Tips for Cleaning Up Your Digital Life

CYBERSECURITY/IRAN

With so much of our time spent online nowadays, protecting our digital lives should be a top priority—but it’s hard to stay ahead of the hackers.

“Security has become a really hot topic, as it should be,” says Hugh Thompson, chief security strategist and vice president of Blue Coat Systems. “People don’t think about spring cleaning digitally, but it’s pretty critical and important nowadays.”

To help protect your identity, experts suggest giving your online activities a thorough cleaning, and they recommend starting with your social media actions.

Any accounts that you no longer use should be shutdown. “One of the biggest reasons to get rid of those things is you just don’t know what’s happening on them,” says Thompson. “For example, there could be a privacy setting change or the social media provider may now be different.”

For social media sites that you use often, be sure to review their privacy settings at least once a year (experts prefer more often) to make sure you understand any changes and know the best way of safe guarding your information.  You should also check out what your profiles look like to other viewers.

“Unless you periodically take a look at the public view on Facebook (NASDAQ:FB), you don’t have a good idea what you look like to rest of the world,” says Renee Schmidt, founder and chief executive of consulting company SheSquad.

She adds taking the time to review who or what you follow online to make sure it all aligns with what you want to show the world. “We don’t often realize how all the stuff coming at us is shaping our world view,” she says.

Facebook has a feature that lets you turn off notifications without unfriending the person, and Twitter recently introduced a mute button.

Online passwords should be changed frequently.

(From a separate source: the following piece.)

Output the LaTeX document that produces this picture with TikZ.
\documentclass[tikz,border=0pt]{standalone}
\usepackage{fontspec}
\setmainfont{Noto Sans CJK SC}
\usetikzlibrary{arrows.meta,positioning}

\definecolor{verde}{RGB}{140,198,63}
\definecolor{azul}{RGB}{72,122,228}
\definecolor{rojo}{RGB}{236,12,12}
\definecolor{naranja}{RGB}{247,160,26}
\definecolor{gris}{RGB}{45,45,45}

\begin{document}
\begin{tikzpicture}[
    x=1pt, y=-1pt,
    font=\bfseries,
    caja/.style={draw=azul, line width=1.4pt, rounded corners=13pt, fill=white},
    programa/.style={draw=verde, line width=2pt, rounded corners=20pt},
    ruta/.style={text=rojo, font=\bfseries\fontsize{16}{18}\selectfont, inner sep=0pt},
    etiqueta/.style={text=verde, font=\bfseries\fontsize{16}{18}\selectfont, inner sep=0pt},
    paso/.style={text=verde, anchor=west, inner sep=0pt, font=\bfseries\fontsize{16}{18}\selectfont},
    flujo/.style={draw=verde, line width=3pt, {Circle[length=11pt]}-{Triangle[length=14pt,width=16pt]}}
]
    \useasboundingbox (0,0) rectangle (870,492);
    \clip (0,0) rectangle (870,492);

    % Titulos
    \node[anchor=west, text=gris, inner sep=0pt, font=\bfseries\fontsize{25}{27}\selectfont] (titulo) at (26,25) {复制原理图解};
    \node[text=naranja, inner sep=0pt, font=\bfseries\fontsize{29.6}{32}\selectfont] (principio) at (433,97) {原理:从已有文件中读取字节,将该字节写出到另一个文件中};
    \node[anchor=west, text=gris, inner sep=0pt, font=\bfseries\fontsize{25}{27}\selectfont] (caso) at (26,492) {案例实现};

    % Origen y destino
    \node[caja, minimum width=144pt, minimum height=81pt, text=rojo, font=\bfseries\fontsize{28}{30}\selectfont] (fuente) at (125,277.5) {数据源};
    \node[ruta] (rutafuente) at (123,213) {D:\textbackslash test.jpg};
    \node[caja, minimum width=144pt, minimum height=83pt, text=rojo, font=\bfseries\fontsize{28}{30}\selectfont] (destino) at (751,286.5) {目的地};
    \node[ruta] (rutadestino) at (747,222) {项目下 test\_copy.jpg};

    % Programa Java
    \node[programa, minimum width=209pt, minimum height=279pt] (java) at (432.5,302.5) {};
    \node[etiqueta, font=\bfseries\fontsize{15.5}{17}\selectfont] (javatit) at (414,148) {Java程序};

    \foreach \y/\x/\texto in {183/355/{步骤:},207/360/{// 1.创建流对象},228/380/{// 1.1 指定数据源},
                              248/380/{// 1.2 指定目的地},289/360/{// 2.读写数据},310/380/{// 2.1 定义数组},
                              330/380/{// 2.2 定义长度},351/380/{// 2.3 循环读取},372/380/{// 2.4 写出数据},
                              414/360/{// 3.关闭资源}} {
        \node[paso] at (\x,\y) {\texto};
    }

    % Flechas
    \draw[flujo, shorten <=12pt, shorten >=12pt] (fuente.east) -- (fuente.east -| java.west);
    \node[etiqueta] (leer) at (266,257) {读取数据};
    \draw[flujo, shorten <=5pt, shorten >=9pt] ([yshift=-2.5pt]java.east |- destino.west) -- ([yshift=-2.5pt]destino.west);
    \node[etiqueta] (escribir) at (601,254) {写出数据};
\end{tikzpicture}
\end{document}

Many consumers were forced to change their passwords because of Heartbleed security flaw, but it shouldn’t take a big exposure to remind you to have difficult passwords and to change them often.

“How many times have you typed a password into the user name field by accident and hit submit?” says Thompson. “[That password] is sitting in a log somewhere.”

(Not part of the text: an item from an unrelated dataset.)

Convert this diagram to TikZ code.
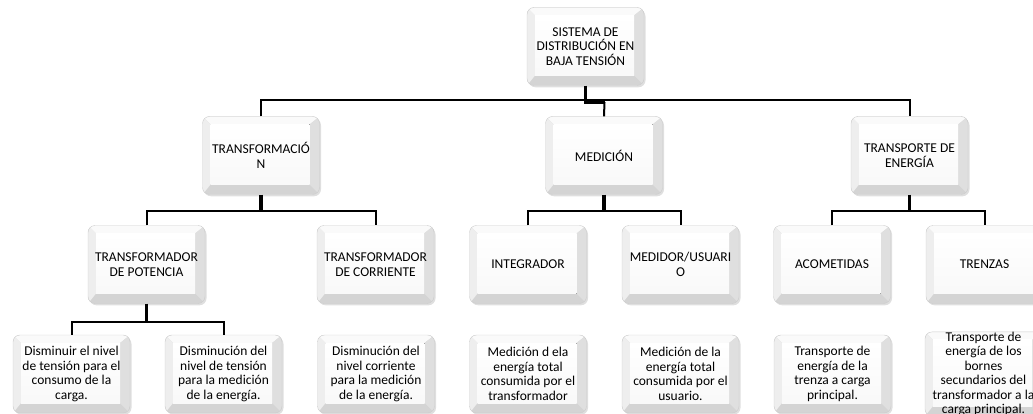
\documentclass[tikz,border=0pt]{standalone}
\usepackage{fontspec}
\setmainfont{Carlito}
\usetikzlibrary{shadows}
\tikzset{
  bev/.style={rectangle, rounded corners=7pt, minimum width=117pt, minimum height=78pt,
    inner sep=0pt, align=center, font=\fontsize{13.5}{14.5}\selectfont,
    draw=gray!40, line width=0.4pt,
    drop shadow={shadow xshift=1.5pt, shadow yshift=-1.8pt, opacity=0.25, fill=gray},
    path picture={
      \begin{scope}[sharp corners]
      \coordinate (pNW) at (path picture bounding box.north west);
      \coordinate (pNE) at (path picture bounding box.north east);
      \coordinate (pSW) at (path picture bounding box.south west);
      \coordinate (pSE) at (path picture bounding box.south east);
      \coordinate (iNW) at ([shift={(8,8)}]pNW);
      \coordinate (iNE) at ([shift={(-10,8)}]pNE);
      \coordinate (iSW) at ([shift={(8,-10)}]pSW);
      \coordinate (iSE) at ([shift={(-10,-10)}]pSE);
      \fill[gray!34] (pNW) rectangle (pSE);
      \fill[gray!4] (pNW) -- (pNE) -- (iNE) -- (iNW) -- cycle;
      \fill[gray!13] (pNW) -- (iNW) -- (iSW) -- (pSW) -- cycle;
      \fill[gray!25] (pNE) -- (pSE) -- (iSE) -- (iNE) -- cycle;
      \fill[top color=white, bottom color=gray!5] (iNW) rectangle (iSE);
      \end{scope}
    }},
  bus/.style={draw=black, line width=2pt},
  stem/.style={draw=black, line width=3.5pt},
}
\begin{document}
\begin{tikzpicture}[x=1pt,y=-1pt]
\useasboundingbox (0,0) rectangle (1033,414);
\clip (0,0) rectangle (1033,414);
% level 1
\node[bev] (root) at (585.5,46.5) {SISTEMA DE\\DISTRIBUCIÓN EN\\BAJA TENSIÓN};
% level 2
\node[bev] (trf) at (261,155.5) {TRANSFORMACIÓ\\N};
\node[bev] (med) at (604,155.5) {MEDICIÓN};
\node[bev] (trp) at (909.5,155.5) {TRANSPORTE DE\\ENERGÍA};
% level 3
\node[bev] (pot) at (146.5,264.5) {TRANSFORMADOR\\DE POTENCIA};
\node[bev] (cor) at (375.5,264.5) {TRANSFORMADOR\\DE CORRIENTE};
\node[bev] (int) at (528,264.5) {INTEGRADOR};
\node[bev] (mdu) at (680.5,264.5) {MEDIDOR/USUARI\\O};
\node[bev] (aco) at (832,264.5) {ACOMETIDAS};
\node[bev] (tre) at (984.5,264.5) {TRENZAS};
% level 4
\node[bev] (d1) at (71.5,374) {Disminuir el nivel\\de tensión para el\\consumo de la\\carga.};
\node[bev] (d2) at (223.5,374) {Disminución del\\nivel de tensión\\para la medición\\de la energía.};
\node[bev] (d3) at (376,374) {Disminución del\\nivel corriente\\para la medición\\de la energía.};
\node[bev] (d4) at (528,374) {Medición d ela\\energía total\\consumida por el\\transformador};
\node[bev] (d5) at (680.5,374) {Medición de la\\energía total\\consumida por el\\usuario.};
\node[bev] (d6) at (832.5,374) {Transporte de\\energía de la\\trenza a carga\\principal.};
\node[bev] (d7) at (983.5,374) {Transporte de\\energía de los\\bornes\\secundarios del\\transformador a la\\carga principal.};
% connectors
\draw[bus] (trf.north) -- ++(0,-16) -| (trp.north);
\draw[stem] (root.south) -- ++(0,16.5) coordinate (rj) -- ++(19,0) coordinate (rk);
\draw[bus] (rk) -- (med.north);
\draw[stem] (trf.south) -- ++(0,17);
\draw[bus] (pot.north) -- ++(0,-14) -| (cor.north);
\draw[stem] (med.south) -- ++(0,17);
\draw[bus] (int.north) -- ++(0,-14) -| (mdu.north);
\draw[stem] (trp.south) -- ++(0,17);
\draw[bus] (aco.north) -- ++(0,-14) -| (tre.north);
\draw[stem] (pot.south) -- ++(0,18);
\draw[bus] (d1.north) -- ++(0,-13) -| (d2.north);
\end{tikzpicture}
\end{document}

Along with changing passwords, take the time to update your security questions as well. Many of those security questions and answers were created years ago, and now much of that information can easily be found online.

Now is also a good time to back up your digital data. Schmidt suggests people backup their data on a quarterly basis whether it’s on a removable hard drive or in the cloud.

If you choose a physical back up, experts recommend storing it outside your home or in a fire-proof safe.

“People often perform a backup and put the hard drive in their drawer,” says Schmidt.  “There’s a flood or a fire and the laptop goes and guess what the drive goes as well.”